About 10,000 US soldiers using heavily armoured Stryker and Bradley fighting vehicles fought their way into an al-Qa'ida sanctuary north-east of Baghdad early today.

American and Iraqi forces, under cover of attack helicopters, killed at least 22 insurgents, the military said.

The raids, dubbed "Operation Arrowhead Ripper," took place in Baqouba, the capital of Diyala province, and involved air assaults under the cover of darkness, the military said in a statement. The operation was still in its opening stages, it said.

The commander of Iraqi military operations in Diyala, Maj. Gen. Abdul-Karim al-Rubaie, said that handcuffs, swords and electricity cables - apparently used as torture implements - had been seized from militant safe houses in the area.

The operation was part of new US and Iraqi attacks on Baghdad's northern and southern flanks, which military officials said were aimed at clearing out Sunni insurgents, al-Qa'ida fighters and Shiite militiamen who had fled from the capital and Anbar during a four-month-old security operation.

A top US military official said that American forces were taking advantage of the arrival of the final brigade of 30,000 additional US troops to open the concerted attacks.

"We are going into the areas that have been sanctuaries of al-Qa'ida and other extremists to take them on and weed them out, to help get the areas clear and to really take on al-Qa'ida," the senior official said.

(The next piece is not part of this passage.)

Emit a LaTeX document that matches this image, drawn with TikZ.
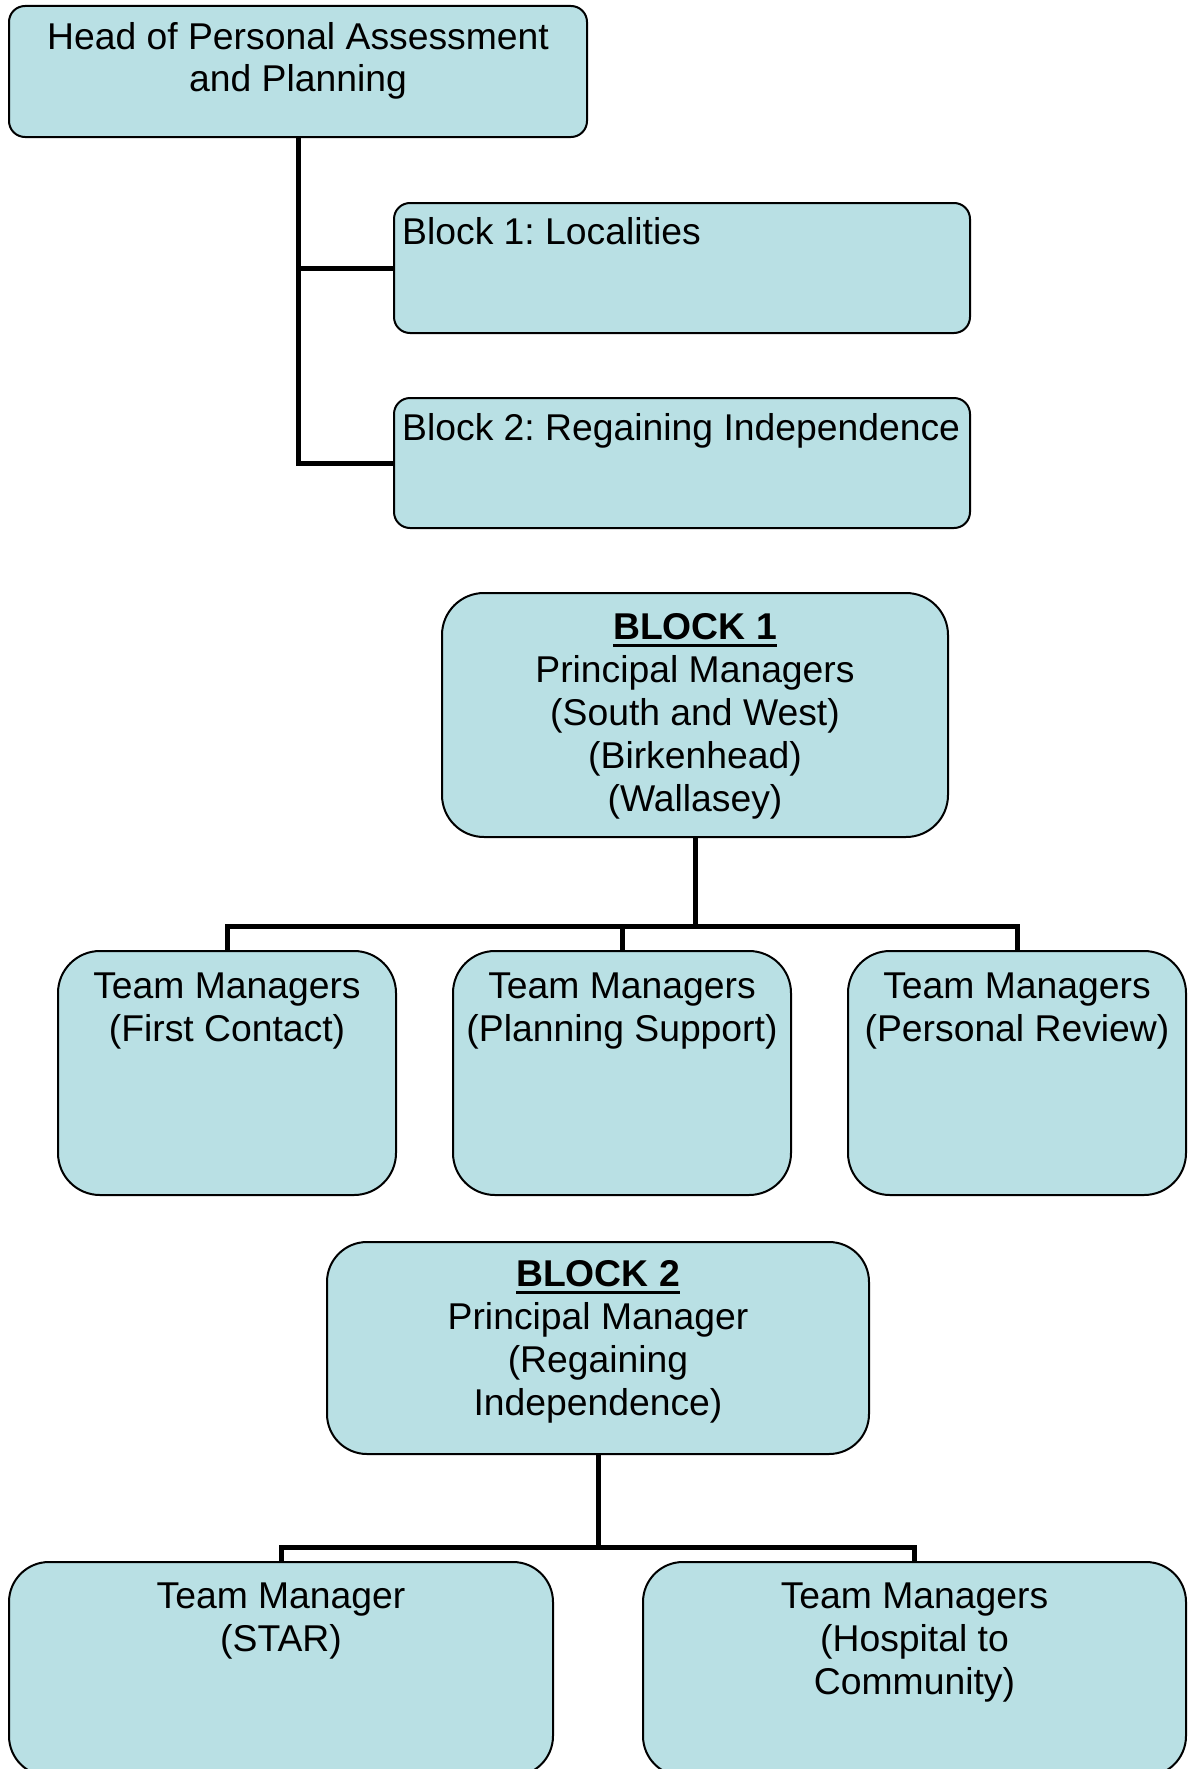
\documentclass[tikz,border=0pt]{standalone}
\usepackage{fontspec}
\setmainfont{Liberation Sans}
\definecolor{boxblue}{RGB}{185,224,228}
% underline drawn as a rule below the baseline
\newcommand\ulbox[1]{\setbox0\hbox{#1}\rlap{\vrule height -4.5pt depth 8pt width \wd0}\box0}
\begin{document}
\begin{tikzpicture}[x=1pt,y=-1pt,
  box/.style={draw=black, line width=2pt, fill=boxblue, rounded corners=#1, inner sep=0pt},
  box/.default=16pt,
  conn/.style={draw=black, line width=5pt},
  % text nodes are placed by the baseline of their last line
  lbl/.style={font=\fontsize{37.3}{43}\selectfont\frenchspacing, align=center, anchor=base, inner sep=0pt},
  lblw/.style={lbl, align=left, anchor=base west}]
\useasboundingbox (0,0) rectangle (1193,1769);
\clip (0,0) rectangle (1193,1769);

% boxes
\node[box, minimum width=578pt, minimum height=131pt] (head) at (298,71.5) {};
\node[box, minimum width=576pt, minimum height=130pt] (blkA) at (682,268) {};
\node[box, minimum width=576pt, minimum height=130pt] (blkB) at (682,463) {};
\node[box=42pt, minimum width=506pt, minimum height=244pt] (bone) at (695,715) {};
\node[box=42pt, minimum width=338pt, minimum height=244pt] (team1) at (227,1073) {};
\node[box=42pt, minimum width=338pt, minimum height=244pt] (team2) at (622,1073) {};
\node[box=42pt, minimum width=338pt, minimum height=244pt] (team3) at (1017,1073) {};
\node[box=40pt, minimum width=542pt, minimum height=212pt] (btwo) at (598,1348) {};
\node[box=40pt, minimum width=544pt, minimum height=214pt] (star) at (281,1669) {};
\node[box=40pt, minimum width=543pt, minimum height=214pt] (htc) at (914.5,1669) {};

% connectors
\draw[conn] (head.south) |- (blkA.west);
\draw[conn] (head.south) |- (blkB.west);

\coordinate (busA) at (695,926.5);
\draw[conn] (bone.south) -- (busA);
\draw[conn] (busA) -| (team1.north);
\draw[conn] (busA) -| (team2.north);
\draw[conn] (busA) -| (team3.north);

\coordinate (busB) at (598,1547.5);
\draw[conn] (btwo.south) -- (busB);
\draw[conn] (busB) -| (star.north);
\draw[conn] (busB) -| (htc.north);

% texts
\node[lbl] (headT) at (298,92) {Head of Personal Assessment\\and Planning};
\node[lblw] (blkAT) at (402,244) {Block 1: Localities};
\node[lblw] (blkBT) at (402,440) {Block 2: Regaining Independence};
\node[lbl] (boneT) at (695,811) {\ulbox{\bfseries BLOCK 1}\\Principal Managers\\(South and West)\\(Birkenhead)\\(Wallasey)};
\node[lbl] (team1T) at (227,1041) {Team Managers\\(First Contact)};
\node[lbl] (team2T) at (622,1041) {Team Managers\\(Planning Support)};
\node[lbl] (team3T) at (1017,1041) {Team Managers\\(Personal Review)};
\node[lbl] (btwoT) at (598,1415) {\ulbox{\bfseries BLOCK 2}\\Principal Manager\\(Regaining\\Independence)};
\node[lbl] (starT) at (281,1651) {Team Manager\\(STAR)};
\node[lbl] (htcT) at (914.5,1694) {Team Managers\\(Hospital to\\Community)};
\end{tikzpicture}
\end{document}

"Those are areas in the belts around Baghdad, some parts in Anbar province and specifically Diyala province."

Al Qaida has proven to be an extremely agile foe for US and Iraqi forces, as shown by its ability to transfer major operations to Baqouba from Anbar province, the sprawling desert region in western Iraq. There is no guarantee that driving the organisation out of current sanctuaries would prevent it from migrating to other regions to continue the fight.

In recent months, the verdant orange and palm groves of Diyala have become one of the most fiercely-contested regions in Iraq. The province is a tangle of Shiite and Sunni villages that has played into the hands of al-Qa'ida and allied militants who have melted into the tense region and sought to inflame existing sectarian troubles.

Al Qaida has conducted public executions in the Baqouba main square and otherwise sought to enforce an extreme Taliban-style Islamic code. The terror organisation's actions in the province have caused some Sunni militants, al-Qa'ida's natural allies, to turn their guns on the group with American assistance and blessing. Some militant Shiites are likewise joining government forces in a bid to oust the foreign fighters and Muslim extremists.